There is also the question of whether NFTs will really work the way people think. The rules of supply and demand, says economist Peter Schiff, dictate that NFTs will not and cannot hold their value over time.

He says that the “code of honor” is the only thing that prevents NFT issuers from diluting the value of tokens by flooding the market with new goods, meaning that scarcity cannot be relied upon as an anchor of value. “Anyone can have beachfront property in the metaverse,” he says, “because I can create an infinite number of beaches.”

While Schiff admits that there are potential use cases for NFTs, such as transferable memberships, he sees these as only marginal improvements on systems that already exist, not the “game changers” they are made out to be.

He also claims that the majority of people using NFTs are uninterested in use cases that are separate from speculation – they are only in it for financial gain. And there is plenty of evidence to support this theory.

Even after the crash, high-profile companies have continued to flood the market with NFTs, in an attempt to cash in on brand equity. Crypto exchange Binance, for example, recently released a set of NFTs in collaboration with Cristiano Ronaldo (on which $445,000 has been spent), while Warner Bros.
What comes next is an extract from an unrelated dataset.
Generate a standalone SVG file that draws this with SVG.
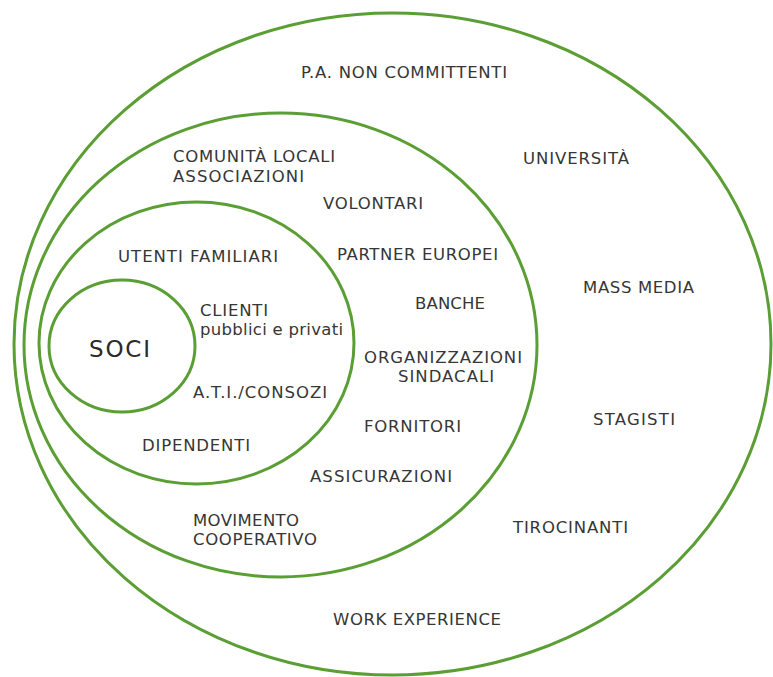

Discovery published an NFT version of The Lord of the Rings: The Fellowship of the Ring.

“The important thing is that the typical person who bought an NFT is going to lose their money,” says Schiff. “If you bought an NFT because you think it’s going to be worth more in the future, you’re wrong. It probably won’t be worth anything.”

McCoy, who started all this in the first place, is more philosophical about the future of his creation. He also predicts that the renewed focus on utility will create a measure of price stability, breaking NFTs free from the exhausting boom-and-bust cycle that has characterized the cryptocurrency market to date and led to the loss of funds by so many.

“Unique digital property is too important a concept to go away now,” says McCoy, “[it’s just that] the final form and function of these symbols remains to be seen.”

Updated 01/03/2023 11:00 AM ET: This piece has been updated to correctly attribute quotes to Alex Salnikov, co-founder of NFT marketplace Rarible.